Research published in the UK magazine, Marketing Week (‘Sponsors run risk of ambush at Olympics’ 13 October), made very interesting reading. The fact that some of the major LOCOG sponsors received 'very poor' levels of prompted awareness is, however, in line with expectations.
Olympic sponsorship is not about gaining high brand visibility. Indeed the Olympic Stadium and other facilities will be virtually brand free environments with no perimeter advertising (the only exception is the official time keeper and discreet apparel logos on athlete sportswear).
The sponsors are, therefore using their rights primarily for activation programmes and much of this is aimed at cementing better relationships with existing customers. LOCOG sponsors will have very specific objectives and you can be sure that they’ll be monitoring progress carefully. Take BMW as an example which doesn’t need to have mass awareness because its market is niche and communication is aimed its target audience. That said, BMW has double the awareness rate of Audi.
LloydsTSB is another example. The group has the right to use the London 2012 logo in its advertising and it has been doing this in a constant, but relatively subtle manner and now has 31% awareness compared to HSBC on 10%. 69% of the respondents (all likely to have been exposed to the LloydsTSB ads) might not remember that the group is a sponsor, but that doesn’t necessarily mean that they don’t think more highly of the brand on each occasion. A more overt linkage, however, is with existing LloydsTSB customers who regularly receive communication relating to London 2012. It would, therefore, be interesting to see what the difference in awareness rates are for customers and non-customers and also what brand perception differences there are for those exposed to 2012 related communication and those not exposed.

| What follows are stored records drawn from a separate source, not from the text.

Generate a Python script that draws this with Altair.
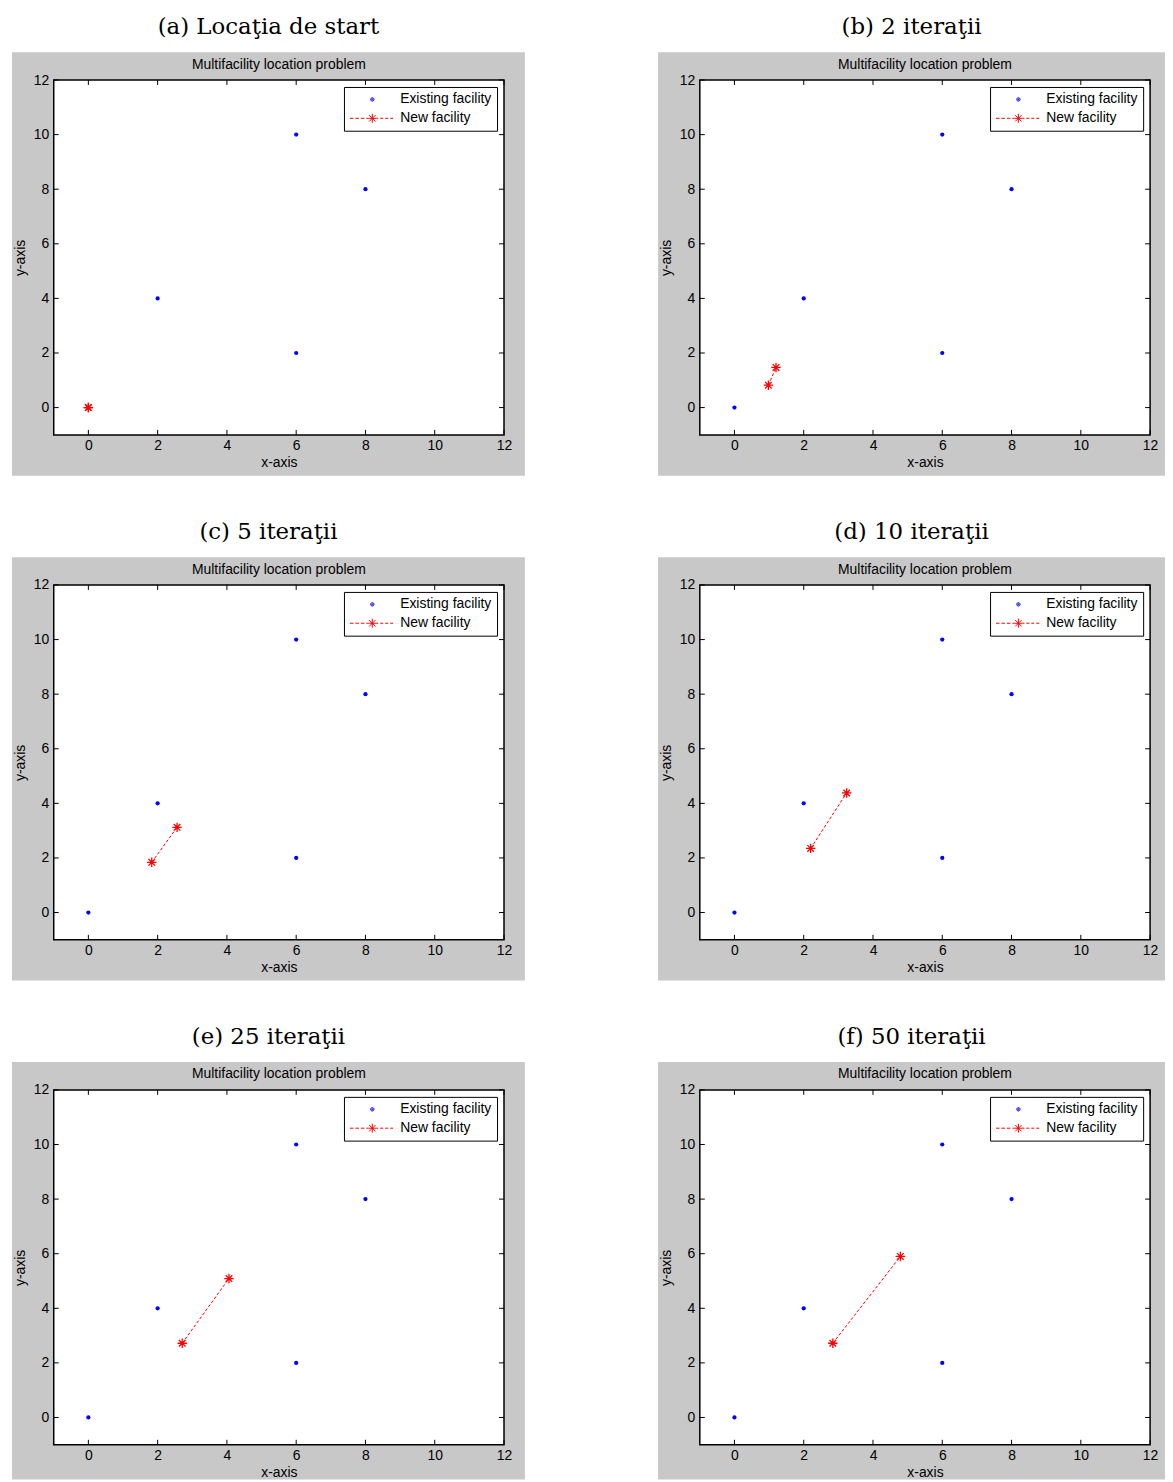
import altair as alt
import pandas as pd

# ---------------- data ----------------
captions = ["(a) Locaţia de start", "(b) 2 iteraţii", "(c) 5 iteraţii",
            "(d) 10 iteraţii", "(e) 25 iteraţii", "(f) 50 iteraţii"]
existing_x = [0, 2, 6, 8, 6]
existing_y = [0, 4, 10, 8, 2]
new_x = [[0.0, 0.0], [0.98, 1.2], [1.83, 2.56], [2.2, 3.24], [2.71, 4.06], [2.84, 4.79]]
new_y = [[0.0, 0.0], [0.82, 1.47], [1.84, 3.12], [2.35, 4.38], [2.72, 5.09], [2.72, 5.9]]
x_ticks = [0, 2, 4, 6, 8, 10, 12]
y_ticks = [0, 2, 4, 6, 8, 10, 12]
kinds = ["Existing facility", "New facility"]
plot_title = "Multifacility location problem"
x_title = "x-axis"
y_title = "y-axis"

# ---------------- style ----------------
W, H = 453, 357
GRAY = "#c8c8c8"
BLUE = "#0000ff"
RED = "#ff0000"
SANS = "Liberation Sans"
SERIF = "DejaVu Serif"
FS = 14
TICK = 5

STAR = "M-1,0L1,0M0,-1L0,1M-0.7,-0.7L0.7,0.7M-0.7,0.7L0.7,-0.7"
# legend symbols (unit = 5px at symbol size 100)
LEG_DOT = ("M3.54,0A0.34,0.34,0,1,1,2.86,0A0.34,0.34,0,1,1,3.54,0Z"
           "M3.32,0A0.12,0.12,0,1,1,3.08,0A0.12,0.12,0,1,1,3.32,0Z")
LEG_NEW = ("M-1.3,0L-0.6,0M-0.2,0L0.5,0M0.9,0L1.6,0M2,0L2.4,0"
           "M4,0L4.4,0M4.8,0L5.4,0M5.8,0L6.4,0M6.8,0L7.4,0"
           "M2.4,0L4,0M3.2,-0.9L3.2,0.9M2.56,-0.64L3.84,0.64M2.56,0.64L3.84,-0.64")

xs = alt.Scale(domain=[-1, 12], nice=False, zero=False)
ys = alt.Scale(domain=[-1, 12], nice=False, zero=False)

axis_common = dict(ticks=False, domain=False, grid=False, zindex=1,
                   labelFont=SANS, labelFontSize=FS, labelColor="black",
                   titleFont=SANS, titleFontSize=FS, titleFontWeight="normal",
                   titleColor="black", labelFlush=False, labelOverlap=False)
x_axis = alt.Axis(title=x_title, values=x_ticks, labelPadding=4, titlePadding=3, **axis_common)
y_axis = alt.Axis(title=y_title, values=y_ticks, labelPadding=5, titlePadding=6, **axis_common)


def X():
    return alt.X("x:Q", scale=xs, axis=x_axis)


def Y():
    return alt.Y("y:Q", scale=ys, axis=y_axis)


one = alt.Data(values=[{}])


def panel(i, gr, gb):
    ex = pd.DataFrame({"x": existing_x, "y": existing_y})
    nw = pd.DataFrame({"x": new_x[i], "y": new_y[i], "order": [0, 1]})
    xt = pd.DataFrame({"x": x_ticks})
    yt = pd.DataFrame({"y": y_ticks})
    lg = pd.DataFrame({"kind": kinds})

    gray = alt.Chart(one).mark_rect(color=GRAY).encode(
        x=alt.value(-42), x2=alt.value(W + gr), y=alt.value(-28), y2=alt.value(H + gb))
    white = alt.Chart(one).mark_rect(color="white").encode(
        x=alt.value(0), x2=alt.value(W), y=alt.value(0), y2=alt.value(H))
    line = alt.Chart(nw).mark_line(color=RED, strokeWidth=1, strokeDash=[3, 2]).encode(
        x=X(), y=Y(), order="order:Q")
    pts = alt.Chart(ex).mark_point(filled=True, shape="circle", size=18, color=BLUE, opacity=1).encode(
        x=X(), y=Y())
    stars = alt.Chart(nw).mark_point(filled=False, shape=STAR, size=90, color=RED,
                                      strokeWidth=1.3, opacity=1).encode(x=X(), y=Y())
    xb = alt.Chart(xt).mark_rule(color="black", strokeWidth=1).encode(
        x=X(), y=alt.value(H), y2=alt.value(H - TICK))
    xtp = alt.Chart(xt).mark_rule(color="black", strokeWidth=1).encode(
        x=X(), y=alt.value(0), y2=alt.value(TICK))
    yl = alt.Chart(yt).mark_rule(color="black", strokeWidth=1).encode(
        y=Y(), x=alt.value(0), x2=alt.value(TICK))
    yr = alt.Chart(yt).mark_rule(color="black", strokeWidth=1).encode(
        y=Y(), x=alt.value(W), x2=alt.value(W - TICK))
    border = alt.Chart(one).mark_rect(fillOpacity=0, stroke="black", strokeWidth=1.5).encode(
        x=alt.value(0), x2=alt.value(W), y=alt.value(0), y2=alt.value(H))
    ttl = alt.Chart(one).mark_text(text=plot_title, font=SANS, fontSize=FS, color="black",
                                   align="center", baseline="middle").encode(
        x=alt.value(W / 2), y=alt.value(-15.5))
    leg = alt.Legend(title=None, orient="top-right", offset=7, padding=5.5,
                     fillColor="white", strokeColor="black",
                     labelFont=SANS, labelFontSize=FS, labelColor="black",
                     labelOffset=37, symbolSize=100, symbolStrokeWidth=1,
                     symbolOpacity=1, rowPadding=5)
    dummy = alt.Chart(lg).mark_point(filled=False).encode(
        x=alt.value(0), y=alt.value(0), opacity=alt.value(0),
        color=alt.Color("kind:N", scale=alt.Scale(domain=kinds, range=[BLUE, RED]), legend=leg),
        shape=alt.Shape("kind:N", scale=alt.Scale(domain=kinds, range=[LEG_DOT, LEG_NEW]), legend=leg))

    return alt.layer(gray, white, line, pts, stars, xb, xtp, yl, yr, border, ttl, dummy).properties(
        width=W, height=H,
        title=alt.Title(captions[i], font=SERIF, fontSize=23, fontWeight="normal", color="black",
                        anchor="middle", frame="bounds", baseline="alphabetic", offset=-5))


rows = []
for r in range(3):
    gb = 41 if r < 2 else 35
    left = panel(2 * r, 21, gb)
    right = panel(2 * r + 1, 15, gb)
    rows.append(alt.hconcat(left, right, spacing=134)
                .resolve_scale(color="independent", shape="independent")
                .resolve_legend(color="independent", shape="independent"))

chart = alt.vconcat(*rows, spacing=46).resolve_scale(
    color="independent", shape="independent").resolve_legend(
    color="independent", shape="independent").properties(
    padding={"left": 4, "top": 4, "right": 0, "bottom": 0}).configure_view(stroke=None)

chart.save("out.html", embed_options={"renderer": "svg", "actions": False})
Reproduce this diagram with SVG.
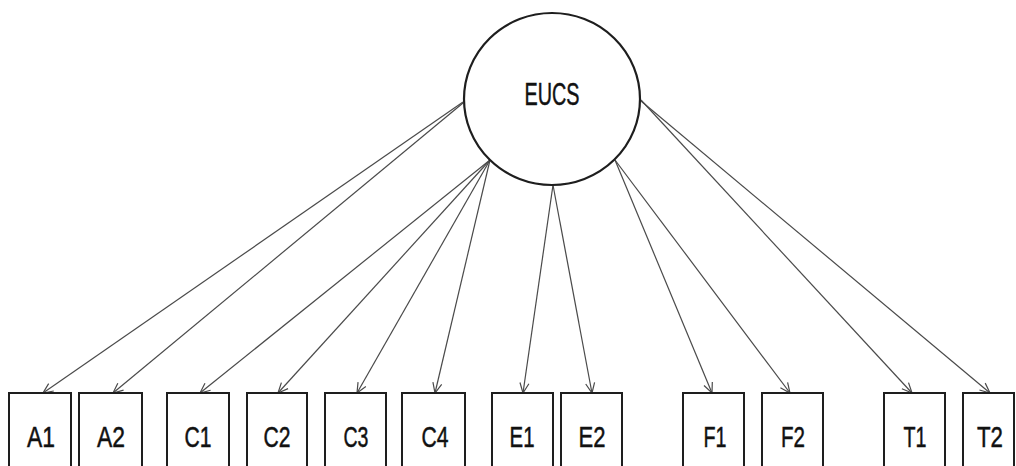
<svg xmlns="http://www.w3.org/2000/svg" width="1016" height="466" viewBox="0 0 1016 466">
  <style>
    .bg { fill: #ffffff; }
    .latent { fill: #ffffff; stroke: #1e1e1e; stroke-width: 2.2; }
    .item { fill: #ffffff; stroke: #1e1e1e; stroke-width: 2; }
    .lbl { font-family: "Liberation Sans", Arial, sans-serif; font-size: 30px; fill: #111111; stroke: #111111; stroke-width: 0.5; text-anchor: middle; }
    .big { font-size: 32px; }
    .edge { stroke: #4a4a4a; stroke-width: 1.2; fill: none; marker-end: url(#arrow); }
  </style>
  <defs>
    <marker id="arrow" markerUnits="userSpaceOnUse" markerWidth="12" markerHeight="12" refX="11" refY="6" orient="auto">
      <path d="M1,1.5 L11,6 L1,10.5" fill="none" stroke="#4a4a4a" stroke-width="1.2"/>
    </marker>
  </defs>
  <rect class="bg" x="0" y="0" width="1016" height="466"/>

  <!-- loadings from the latent factor to each indicator -->
  <g id="connectors">
    <line class="edge" x1="463" y1="102" x2="43" y2="393"/>
    <line class="edge" x1="463" y1="103" x2="113" y2="393"/>
    <line class="edge" x1="490" y1="160" x2="200" y2="393"/>
    <line class="edge" x1="490" y1="160" x2="278" y2="393"/>
    <line class="edge" x1="490" y1="160" x2="357" y2="393"/>
    <line class="edge" x1="490" y1="160" x2="435" y2="393"/>
    <line class="edge" x1="553" y1="185" x2="523" y2="393"/>
    <line class="edge" x1="553" y1="185" x2="592" y2="393"/>
    <line class="edge" x1="615" y1="160" x2="712" y2="393"/>
    <line class="edge" x1="615" y1="160" x2="790" y2="393"/>
    <line class="edge" x1="641" y1="100" x2="912" y2="393"/>
    <line class="edge" x1="641" y1="101" x2="990" y2="393"/>
  </g>

  <g id="EUCS">
    <ellipse class="latent" cx="552" cy="99" rx="88" ry="86"/>
    <text class="lbl big" x="552" y="105" textLength="55" lengthAdjust="spacingAndGlyphs">EUCS</text>
  </g>

  <g id="A1"><rect class="item" x="9" y="393" width="62" height="90"/><text class="lbl" x="41" y="447" textLength="28" lengthAdjust="spacingAndGlyphs">A1</text></g>
  <g id="A2"><rect class="item" x="79" y="393" width="63" height="90"/><text class="lbl" x="111" y="447" textLength="28" lengthAdjust="spacingAndGlyphs">A2</text></g>
  <g id="C1"><rect class="item" x="167" y="393" width="62" height="90"/><text class="lbl" x="198" y="447" textLength="27" lengthAdjust="spacingAndGlyphs">C1</text></g>
  <g id="C2"><rect class="item" x="247" y="393" width="60" height="90"/><text class="lbl" x="277" y="447" textLength="27" lengthAdjust="spacingAndGlyphs">C2</text></g>
  <g id="C3"><rect class="item" x="325" y="393" width="61" height="90"/><text class="lbl" x="356" y="447" textLength="25" lengthAdjust="spacingAndGlyphs">C3</text></g>
  <g id="C4"><rect class="item" x="402" y="393" width="63" height="90"/><text class="lbl" x="435" y="447" textLength="27" lengthAdjust="spacingAndGlyphs">C4</text></g>
  <g id="E1"><rect class="item" x="492" y="393" width="61" height="90"/><text class="lbl" x="522" y="447" textLength="25" lengthAdjust="spacingAndGlyphs">E1</text></g>
  <g id="E2"><rect class="item" x="561" y="393" width="61" height="90"/><text class="lbl" x="592" y="447" textLength="27" lengthAdjust="spacingAndGlyphs">E2</text></g>
  <g id="F1"><rect class="item" x="683" y="393" width="61" height="90"/><text class="lbl" x="715" y="447" textLength="23" lengthAdjust="spacingAndGlyphs">F1</text></g>
  <g id="F2"><rect class="item" x="762" y="393" width="61" height="90"/><text class="lbl" x="793" y="447" textLength="24" lengthAdjust="spacingAndGlyphs">F2</text></g>
  <g id="T1"><rect class="item" x="884" y="393" width="61" height="90"/><text class="lbl" x="915" y="447" textLength="23" lengthAdjust="spacingAndGlyphs">T1</text></g>
  <g id="T2"><rect class="item" x="963" y="393" width="51" height="90"/><text class="lbl" x="990" y="447" textLength="26" lengthAdjust="spacingAndGlyphs">T2</text></g>
</svg>
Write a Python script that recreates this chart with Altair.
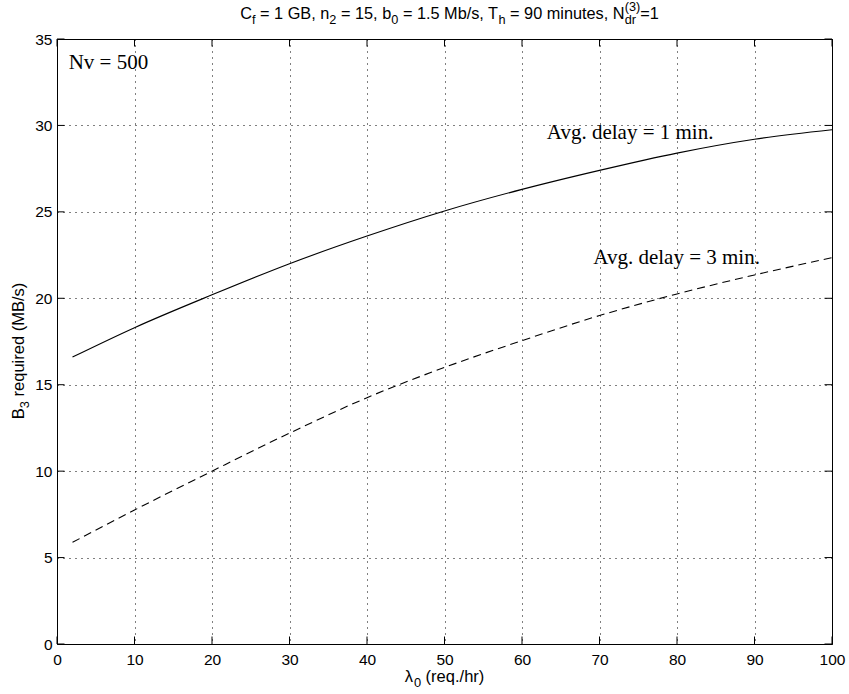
import altair as alt
import pandas as pd

# ---------------- data ----------------
lam = [2, 10, 20, 30, 40, 50, 60, 70, 80, 90, 100]
b3_delay1 = [16.6, 18.3, 20.2, 22.0, 23.6, 25.05, 26.3, 27.4, 28.4, 29.2, 29.75]
b3_delay3 = [5.88, 7.75, 10.0, 12.2, 14.25, 16.0, 17.55, 19.0, 20.25, 21.35, 22.35]
x_ticks = [0, 10, 20, 30, 40, 50, 60, 70, 80, 90, 100]
y_ticks = [0, 5, 10, 15, 20, 25, 30, 35]

annotations = ["Nv = 500", "Avg. delay = 1 min.", "Avg. delay = 3 min."]
ann_x = [1.5, 63.2, 69.2]
ann_y = [33.25, 29.2, 21.98]

# ---------------- layout ----------------
W, H = 775, 605
SANS = "Liberation Sans"
SERIF = "Liberation Serif"
TICK = 7.5

HELV = {" ": .278, "(": .333, ")": .333, ",": .278, ".": .278, "/": .278,
        "=": .584, "B": .667, "C": .722, "G": .778, "M": .833, "N": .722,
        "T": .611, "f": .278, "i": .222, "l": .222, "m": .833, "r": .333,
        "s": .5, "t": .278, "λ": .556}


def tw(s, size):
    return sum(HELV.get(c, .556) for c in s) * size


def rich(segments, center, base, size, vertical=False, k=0.78, dsub=0.33, dsup=0.5):
    """segments: list of (text, kind) kind in n/sub/sup/sup0 (sup0 = no advance)."""
    total = 0.0
    held = 0.0
    for t, kind in segments:
        s = size if kind == "n" else size * k
        w = tw(t, s)
        if kind == "sup0":
            held = w
            continue
        total += max(w, held)
        held = 0.0
    sign = -1 if vertical else 1
    pos = center - sign * total / 2
    out = []
    held = 0.0
    for t, kind in segments:
        s = size if kind == "n" else size * k
        w = tw(t, s)
        off = 0.0
        if kind == "sub":
            off = dsub * size
        elif kind in ("sup", "sup0"):
            off = -dsup * size
        stripped = t.lstrip(" ")
        lead = tw(t[: len(t) - len(stripped)], s)
        p0 = pos + sign * lead
        if vertical:
            out.append(dict(text=stripped, x=base + off, y=p0, size=s, angle=270))
        else:
            out.append(dict(text=stripped, x=p0, y=base + off, size=s, angle=0))
        if kind == "sup0":
            held = w
            continue
        adv = max(w, held)
        held = 0.0
        pos = pos + sign * adv
    return out


title_segs = [("C", "n"), ("f", "sub"), (" = 1 GB, n", "n"), ("2", "sub"),
              (" = 15, b", "n"), ("0", "sub"), (" = 1.5 Mb/s, T", "n"), ("h", "sub"),
              (" = 90 minutes, N", "n"), ("(3)", "sup0"), ("dr", "sub"), ("=1", "n")]
xlab_segs = [("λ", "n"), ("0", "sub"), (" (req./hr)", "n")]
ylab_segs = [("B", "n"), ("3", "sub"), (" required (MB/s)", "n")]

pieces = (rich(title_segs, 449.5 - 57, 19 - 39, 16.3)
          + rich(xlab_segs, 444.5 - 57, 682 - 39, 16.5)
          + rich(ylab_segs, 351 - 39, 24 - 57, 16.5, vertical=True))

text_layers = []
for p in pieces:
    text_layers.append(
        alt.Chart(pd.DataFrame({"a": [0]})).mark_text(
            text=p["text"], font=SANS, fontSize=p["size"], angle=p["angle"],
            align="left", baseline="alphabetic", color="black"
        ).encode(x=alt.value(p["x"]), y=alt.value(p["y"]))
    )

# ---------------- scales / axes ----------------
xs = alt.Scale(domain=[0, 100], nice=False, zero=False)
ys = alt.Scale(domain=[0, 35], nice=False, zero=False)
axx = alt.Axis(values=x_ticks, title=None, ticks=False, domain=False, grid=True,
               gridDash=[1, 5], gridColor="#000", gridWidth=1, labelFont=SANS,
               labelFontSize=15.5, labelColor="black", labelPadding=8, labelFlush=False)
axy = alt.Axis(values=y_ticks, title=None, ticks=False, domain=False, grid=True,
               gridDash=[1, 5], gridColor="#000", gridWidth=1, labelFont=SANS,
               labelFontSize=15.5, labelColor="black", labelPadding=5, labelFlush=False)

df1 = pd.DataFrame({"lam": lam, "b3": b3_delay1})
df3 = pd.DataFrame({"lam": lam, "b3": b3_delay3})

line1 = alt.Chart(df1).mark_line(color="black", strokeWidth=1.1, interpolate="monotone").encode(
    x=alt.X("lam:Q", scale=xs, axis=axx), y=alt.Y("b3:Q", scale=ys, axis=axy))
line3 = alt.Chart(df3).mark_line(color="black", strokeWidth=1.1, strokeDash=[8, 5],
                                 interpolate="monotone").encode(
    x=alt.X("lam:Q", scale=xs, axis=axx), y=alt.Y("b3:Q", scale=ys, axis=axy))

dfx = pd.DataFrame({"lam": x_ticks})
dfy = pd.DataFrame({"b3": y_ticks})
tick_bottom = alt.Chart(dfx).mark_rule(color="black", strokeWidth=1).encode(
    x=alt.X("lam:Q", scale=xs, axis=axx), y=alt.value(H), y2=alt.value(H - TICK))
tick_top = alt.Chart(dfx).mark_rule(color="black", strokeWidth=1).encode(
    x=alt.X("lam:Q", scale=xs, axis=axx), y=alt.value(0), y2=alt.value(TICK))
tick_left = alt.Chart(dfy).mark_rule(color="black", strokeWidth=1).encode(
    y=alt.Y("b3:Q", scale=ys, axis=axy), x=alt.value(0), x2=alt.value(TICK))
tick_right = alt.Chart(dfy).mark_rule(color="black", strokeWidth=1).encode(
    y=alt.Y("b3:Q", scale=ys, axis=axy), x=alt.value(W), x2=alt.value(W - TICK))

dfa = pd.DataFrame({"lam": ann_x, "b3": ann_y, "t": annotations})
ann = alt.Chart(dfa).mark_text(font=SERIF, fontSize=21, align="left", baseline="alphabetic",
                               color="black").encode(
    x=alt.X("lam:Q", scale=xs, axis=axx), y=alt.Y("b3:Q", scale=ys, axis=axy), text="t:N")

chart = alt.layer(line1, line3, tick_bottom, tick_top, tick_left, tick_right, ann,
                  *text_layers).properties(
    width=W, height=H,
    autosize=alt.AutoSizeParams(type="none"),
    padding={"left": 57, "top": 39, "right": 17, "bottom": 50},
    background="white",
).configure_view(stroke="black", strokeWidth=1)

chart.save("out.html", embed_options={"renderer": "svg", "actions": False})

In terms of ambush marketing, I very much doubt that this will be a major problem. Government legislation, introduced as a condition of a successful bid for the Games, prevents any overt link and many inferred links. But added to this is a growing sophistication among major brands about the effectiveness of ambushing. The sponsorship manager of HSBC, which has no rights to the Games, spoke at an international conference last year of how his bank would not wish to ambush. He pointed out that it would probably be counter-productive for such a major brand to become involved in any activity that could be seen as harmful to the event. He also stated that major sponsors increasingly have a respect for each other’s rights. They all tend to invest in sports properties and in the long-term a culture of rampant ambushing does no one any favours.
The sponsorship industry continues to develop. It has long since passed the stage of having to prove that it works, but like any other marketing activity, it has to be done well to succeed.